Et derrière cette question que mon collègue me pose, j'en entends d'autres en filigrane, à la file indienne, qui m'assomment et me tirent vers le haut en même temps.
Derrière tout ça, ça me demande où est passée ma puissance. Pourquoi je l'ai déléguée ? Pourquoi je l'ai posée quelque part, sagement dans les mains des autres ? Je l'ai posée sans y penser, et ne l'ai jamais retrouvée – jusqu'à maintenant. J'ai un jour posé ma vie quelque part et ma puissance avec, et j'ai oublié d'aller les chercher.

Alors Isabelle, pourquoi t'es là ? Pourquoi t'es pas devenue ce que tu aurais pu être ? Pourquoi t'as baissé les bras un jour ?
Colère.
Pourquoi tu me demandes ça ?
J'ai posé ma vie quelque part et au lieu de me poser avec et de la laisser me nourrir, je me suis mise à courir comme une dératée derrière des leurres, croyant me rapprocher d'elle, pour finalement m'en éloigner toujours davantage.
Isabelle, pourquoi t'es pas pianiste de jazz ? Ou autre chose, d'ailleurs ?
Hein ?
C'est donc ça que tu vois en moi, collègue ? Tu vois cette potentialité-là ? Mes yeux brillent. J'aurais pu. Je pourrais. Qui m'en empêche ?
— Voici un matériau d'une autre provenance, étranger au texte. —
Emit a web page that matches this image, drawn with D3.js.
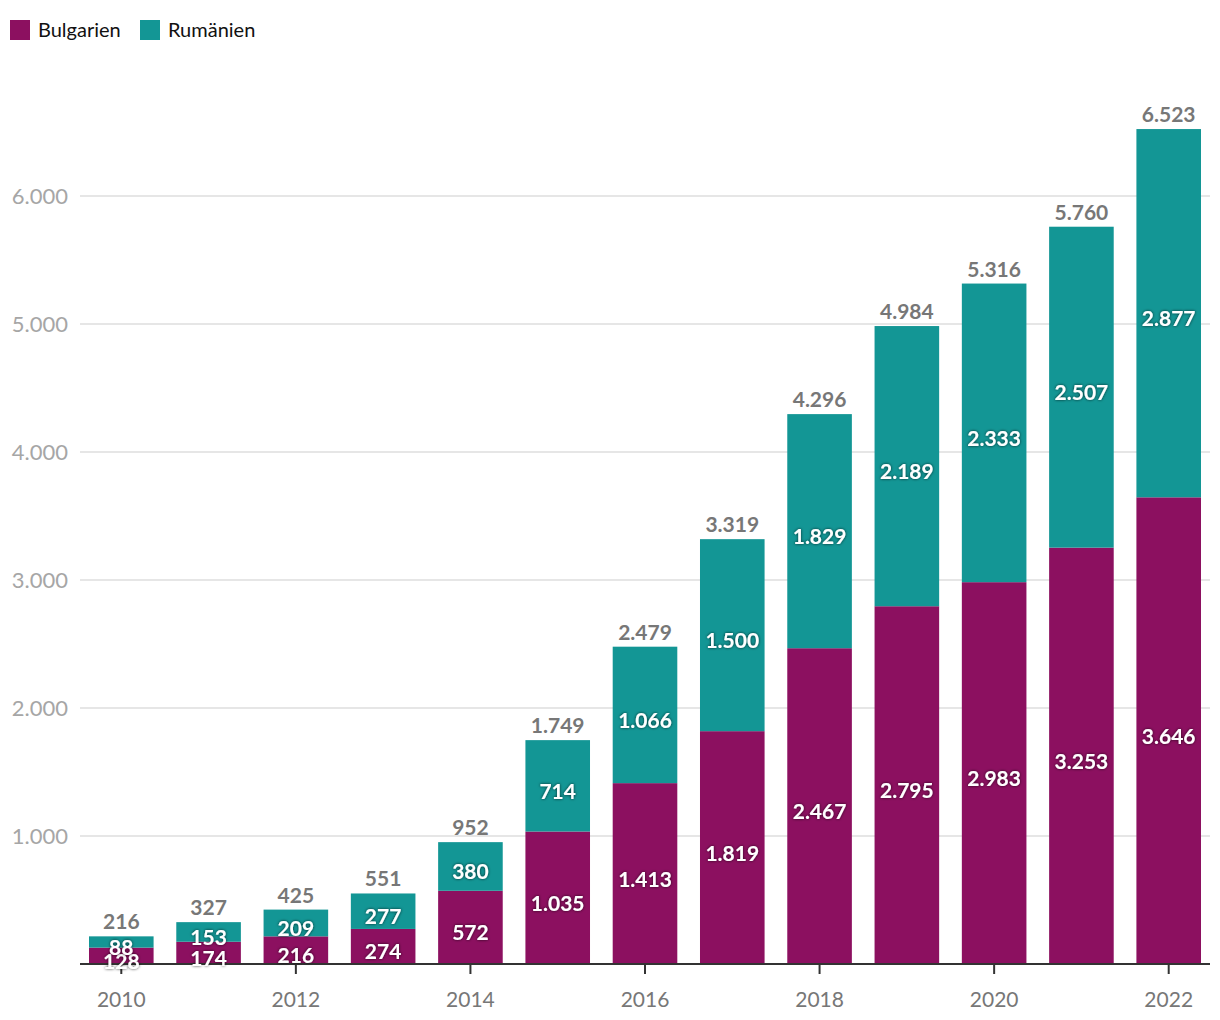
<!DOCTYPE html>
<html><head><meta charset="utf-8">
<script src="https://cdn.jsdelivr.net/npm/d3@7"></script>
<style>
body{margin:0;background:#fff;}
svg{display:block;font-family:Lato,"Open Sans",sans-serif;}
</style></head>
<body><svg id="c" width="1220" height="1020"></svg>
<script>
const years = [2010,2011,2012,2013,2014,2015,2016,2017,2018,2019,2020,2021,2022];
const bulgarien = [128,174,216,274,572,1035,1413,1819,2467,2795,2983,3253,3646];
const rumaenien = [88,153,209,277,380,714,1066,1500,1829,2189,2333,2507,2877];
const seriesNames = ["Bulgarien","Rumänien"];
const colors = ["#8c1060","#139695"];
const yTicks = [1000,2000,3000,4000,5000,6000];
const xTickYears = [2010,2012,2014,2016,2018,2020,2022];

const loc = d3.formatLocale({decimal:",",thousands:".",grouping:[3],currency:["","€"]});
const fmt = loc.format(",d");

const svg = d3.select("#c");
const defs = svg.append("defs");
const f = defs.append("filter").attr("id","sh").attr("x","-20%").attr("y","-30%").attr("width","140%").attr("height","160%");
f.append("feDropShadow").attr("dx",0).attr("dy",0).attr("stdDeviation",1.6).attr("flood-color","#000").attr("flood-opacity",0.75);

const x = d3.scaleBand().domain(years).range([89,1201]).paddingInner(0.26).paddingOuter(0);
const y = d3.scaleLinear().domain([0,6000]).range([964,196]);

// gridlines
svg.append("g").selectAll("line").data(yTicks).join("line")
  .attr("x1",80).attr("x2",1210).attr("y1",d=>y(d)).attr("y2",d=>y(d))
  .attr("stroke","#e6e6e6").attr("stroke-width",2);
svg.append("g").selectAll("text").data(yTicks).join("text")
  .attr("x",68).attr("y",d=>y(d)).attr("dy","0.36em").attr("text-anchor","end")
  .attr("font-size",22).attr("fill","#a6a6a6").text(d=>fmt(d));

// stacks
const rows = years.map((yr,i)=>({year:yr,Bulgarien:bulgarien[i],"Rumänien":rumaenien[i]}));
const stack = d3.stack().keys(seriesNames)(rows);
const g = svg.append("g");
stack.forEach((s,si)=>{
  g.append("g").attr("fill",colors[si]).selectAll("rect").data(s).join("rect")
   .attr("x",d=>x(d.data.year)).attr("width",x.bandwidth())
   .attr("y",d=>y(d[1])).attr("height",d=>y(d[0])-y(d[1]));
});

// x axis
svg.append("line").attr("x1",80).attr("x2",1210).attr("y1",964).attr("y2",964)
  .attr("stroke","#333").attr("stroke-width",2);
const xt = svg.append("g").selectAll("g").data(xTickYears).join("g")
  .attr("transform",d=>`translate(${x(d)+x.bandwidth()/2},964)`);
xt.append("line").attr("y1",0).attr("y2",10).attr("stroke","#333").attr("stroke-width",2);
xt.append("text").attr("y",43).attr("text-anchor","middle").attr("font-size",21)
  .attr("fill","#777").text(d=>d);

// labels on top
const lab = svg.append("g");
stack.forEach((s,si)=>{
  lab.append("g").selectAll("text").data(s).join("text")
   .attr("x",d=>x(d.data.year)+x.bandwidth()/2)
   .attr("y",d=>(y(d[0])+y(d[1]))/2+13)
   .attr("text-anchor","middle").attr("font-size",21).attr("font-weight",700)
   .attr("fill","#fff").attr("filter","url(#sh)")
   .text(d=>fmt(d[1]-d[0]));
});
// totals
lab.append("g").selectAll("text").data(rows).join("text")
  .attr("x",d=>x(d.year)+x.bandwidth()/2)
  .attr("y",d=>y(d.Bulgarien+d["Rumänien"])-7)
  .attr("text-anchor","middle").attr("font-size",21).attr("font-weight",700)
  .attr("fill","#777").text(d=>fmt(d.Bulgarien+d["Rumänien"]));

// legend
const lg = svg.append("g");
const lx = [10,140];
seriesNames.forEach((n,i)=>{
  lg.append("rect").attr("x",lx[i]).attr("y",20).attr("width",20).attr("height",20).attr("fill",colors[i]);
  lg.append("text").attr("x",lx[i]+28).attr("y",37).attr("font-size",20).attr("fill","#111").text(n);
});
</script></body></html>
Il me parle à présent de ses études de musique au conservatoire, il y a quarante ans, avec, notamment, une prof d'harmonie redoutable. Qui les formait, lui et ses copains, et qui surtout les poussait dans leurs retranchements.
Pourquoi. Pourquoi tu joues ? Pourquoi tu joues comme ça ? Sors un son de ton instrument. Fais-toi entendre. Cherche pas à jouer beau. Cherche à jouer juste – pas juste...
Récemment j'ai lu cette expression qui m'a fait sourire, mais qui m'a laissée songeuse : mets tes tripes sur la table...
C'est ça ; sors tes tripes, qu'est-ce que tu as à dire, qu'est-ce que tu as à prendre à bras le corps, qu'est-ce que tu veux faire entendre. Beau, pas beau, c'est pas le sujet. On s'en fout. Fais du pas beau, du pas lisse, du pas net. Fais rebondir le son. Balance-le pas dans le vide. Fais-le rebondir. Va chercher tes tripes, le corps saisi, balance un son même pas beau, fais-le rebondir, utilise l'écho, fais-toi caisse de résonance. C'est ça qu'elle lui disait sa prof il y a quarante ans, et c'est ça qu'il me transmet aujourd'hui, mon collègue.

Pourquoi t'es là, Isabelle ? Pourquoi tu cries dans le vide, pourquoi t'es pas avec ta vie et ta puissance ? Arrête de courir. Stop. Repose-toi, assieds-toi. Laisse la vie et ta puissance revenir, n'aies pas peur.